● **MATERIAL**:

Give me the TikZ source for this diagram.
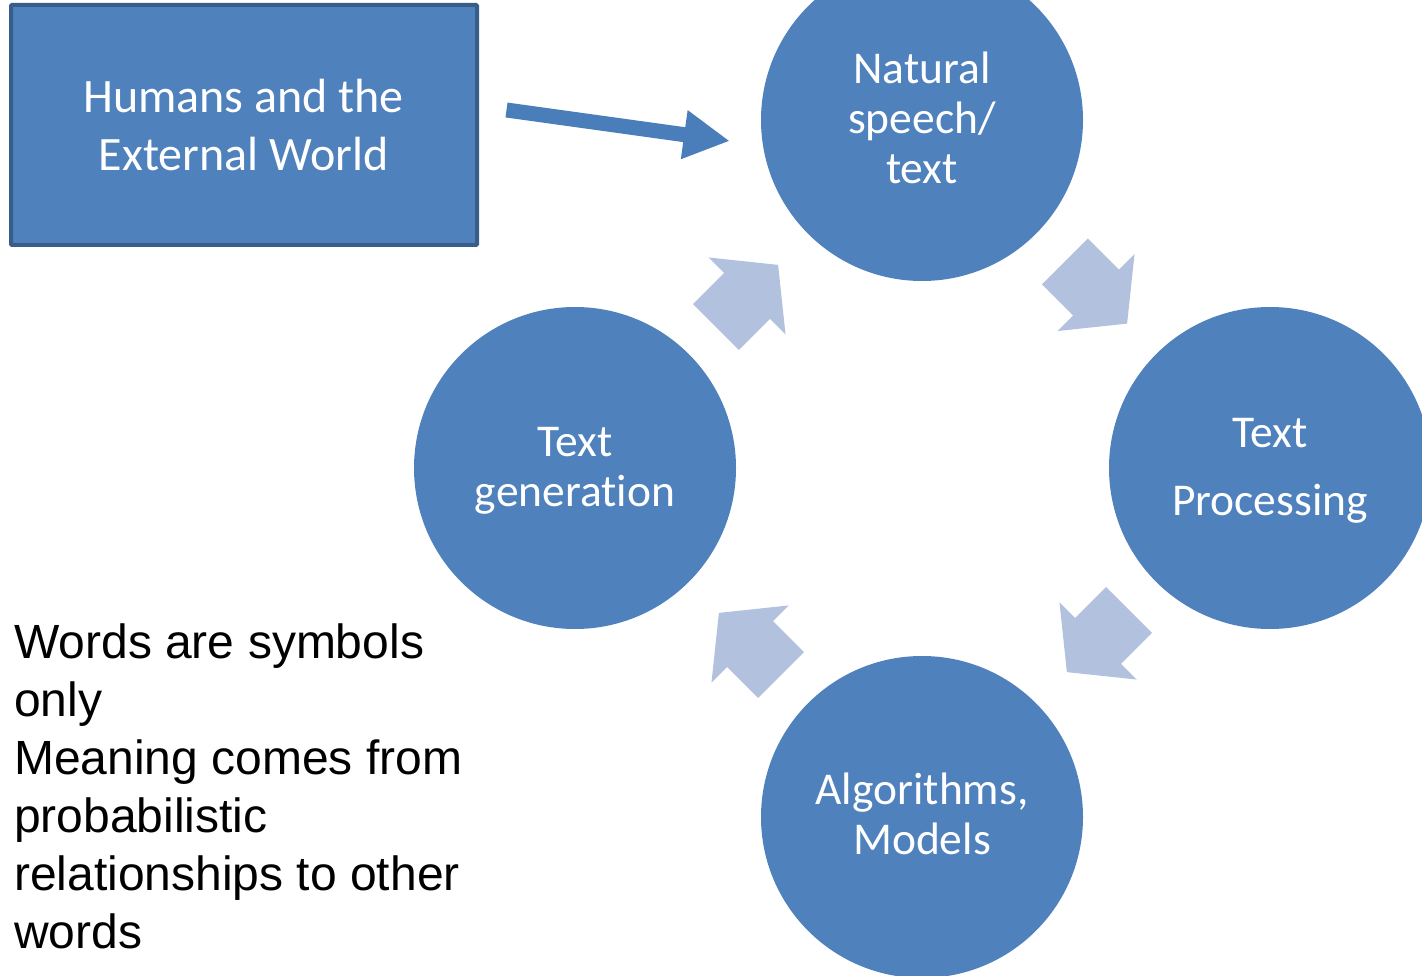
\documentclass[tikz,border=0pt]{standalone}
\usepackage{fontspec}
\setmainfont{Carlito}[Ligatures=NoCommon]
\newfontfamily\notefont{Liberation Sans}
\usetikzlibrary{arrows.meta}
\definecolor{accentblue}{RGB}{79,129,189}
\definecolor{accentborder}{RGB}{56,93,138}
\definecolor{linkblue}{RGB}{74,126,187}
\definecolor{cyclefill}{RGB}{178,193,222}
\begin{document}
\begin{tikzpicture}[x=1pt,y=-1pt,
  stage/.style={circle, fill=accentblue, minimum size=322pt, inner sep=0pt},
  stagetext/.style={text=white, align=center, inner sep=0pt,
    font=\fontsize{45.5}{50}\selectfont},
  cycarrow/.pic={
    \fill[cyclefill] (-44,-32.5) -- (0,-32.5) -- (0,-54.5) -- (44,0)
      -- (0,54.5) -- (0,32.5) -- (-44,32.5) -- cycle;}
]
\useasboundingbox (0,0) rectangle (1422,976);
\clip (0,0) rectangle (1422,976);

% the four stages of the cycle
\node[stage] (nat)  at (922,120)  {};
\node[stage] (proc) at (1270,468) {};
\node[stage] (algo) at (922,817)  {};
\node[stage] (gen)  at (575,468)  {};

\node[stagetext] (natT)  at (922,118)  {Natural\\speech/\\text};
\node[stagetext] (procT) at (1270,471) {Text\\[18pt]Processing};
\node[stagetext] (genT)  at (575,471)  {Text\\generation};
\node[stagetext] (algoT) at (922,814)  {Algorithms,\\Models};

% block arrows between the stages
\pic[rotate=-45]  at (1096,292.5) {cycarrow};
\pic[rotate=-135] at (1098,641)   {cycarrow};
\pic[rotate=135]  at (750,644)    {cycarrow};
\pic[rotate=45]   at (747,296)    {cycarrow};

% source box
\node[draw=accentborder, line width=4pt, fill=accentblue, rounded corners=1pt,
      minimum width=466pt, minimum height=240pt, inner sep=0pt] (hum) at (244,125) {};
\node[text=white, align=center, inner sep=0pt,
      font=\fontsize{48}{58}\selectfont] (humT) at (243.5,125) {Humans and the\\External World};

\draw[linkblue, line width=15pt, -{Triangle[length=46pt,width=46pt]}]
  ([xshift=27.5pt,yshift=15pt]hum.east) -- ([xshift=-31pt,yshift=-21pt]nat.west);

% note
\node[anchor=north west, align=left, inner sep=0pt,
      font=\notefont\fontsize{48}{58}\selectfont] (note) at (14,623.5)
  {Words are symbols\\only\\Meaning comes from\\probabilistic\\relationships to other\\words};
\end{tikzpicture}
\end{document}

● **AIM**: Go over the data above and copy every line that has the word "source" in it.

● **TASK SOLUTION**:
Give me the TikZ source for this diagram.
% source box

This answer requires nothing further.